Kenji Sayama, who attended UC Berkeley in wartime and after, donated to Bancroft Library the Congressional Gold Medal awarded to him and other Japanese-American soldiers from World War II.

Kenji Sayama, a 1942 UC Berkeley graduate and a veteran of the U.S. Army’s Military Intelligence Service, has donated to The Bancroft Library a Congressional Gold Medal awarded to him and some 19,000 other Japanese Americans who served in World War II. They were recruited into all-Japanese-American military units known for the motto “Go For Broke.”

Sayama, 91, presented the medal to Chancellor Robert Birgeneau and Bancroft Director Elaine Tennant on April 20, in a small ceremony at the library. The chancellor accepted the medal, calling Sayama “a hero.”

Congressional Gold Medal issued to Nisei soldiers.

“I can’t think of any better place to send (the medal) to than this university,” Sayama said after the ceremony.

He noted that he spent many hours at the Bancroft, including on the day he was scheduled to take his Ph.D. oral exams. He said he got so involved in his studies that he forgot the exam until someone asked him about it that night.  Fortunately, he said, his professors allowed him to reschedule.

Friday’s ceremony was attended by Sayama family members and Bancroft staff, including Bancroft Director Elaine Tennant and Theresa Salazar, curator of Bancroft’s Western Americana Collection.

That collection includes the U.S. government’s Japanese American Evacuation and Resettlement records from World War II, which are supplemented by personal papers from Japanese Americans in wartime internment camps. The materials, along with those from seven other institutions, can be found in the online Japanese American Relocation Digital Archives.

Last November, Sayama was among dozens of Japanese-American World War II veterans who received the medal in Washington, D.C. That medal and the Presidential Medal of Freedom are the nation’s highest civilian honors.

The medal proclamation says, in part: “The United States remains forever indebted to the bravery, valor and dedication to country that these men faced while fighting a two-front battle of discrimination at home and fascism abroad. Their commitment demonstrates a highly uncommon and commendable sense of patriotism and honor.”

“It is such an upbeat new chapter in the story of the Japanese internment that is so richly documented at Bancroft,” said Tennant. “To this point Dr.
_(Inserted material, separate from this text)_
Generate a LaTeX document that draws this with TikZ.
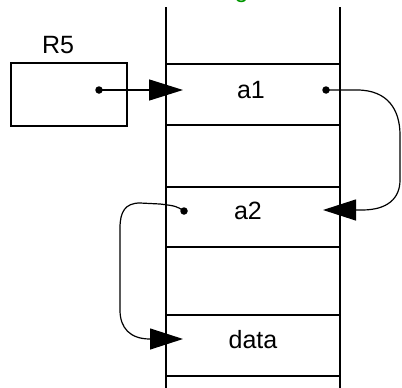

Sayama is the first member of that group of internees who has brought us another later chapter of that story.”

Sayama was attending UC Berkeley when President Roosevelt issued the internment order in February, 1942; after he left school to look after his parents, he was sent to the Rowher War Relocation Center in Arkansas.

Chancellor Birgeneau accepts the Congressional Gold Medal from Kenji Sayama and his wife, Sue. John “Jack” Rosteon, Class of ’42, looks on.  Photo by Peg Skorpinski.

The diploma he had earned (based on his mid-term exams) for his undergraduate work in zoology arrived in the mail while Sayama was interned. That enabled him to teach science classes for youth in the camp, for which Sayama said he earned $9 a month. A black-and-white photo of Sayama in a Rowher classroom was recently uncovered in Bancroft’s Relocation Authorities records and was on display Friday.

During his internment, Sayama enlisted in the U.S. Army and served four years. His time was split between officers’ and Military Intelligence Service training in the United States, and service in Japan.

Later, Sayama returned to UC Berkeley on the G.I. Bill, receiving a master’s degree in 1950 and a Ph.D. in 1953, both in zoology.

It wasn’t until 1992 that Sayama was able to don the traditional cap and gown and formally receive his degrees at UC Berkeley in a special convocation ceremony for all 17 other Japanese Americans who had to leave UC Berkeley before their wartime graduations.  John “Jack” Rosston, the Class of ’42 classmate who gave Sayama his diplomas at that event, also attended Friday’s Gold Medal program.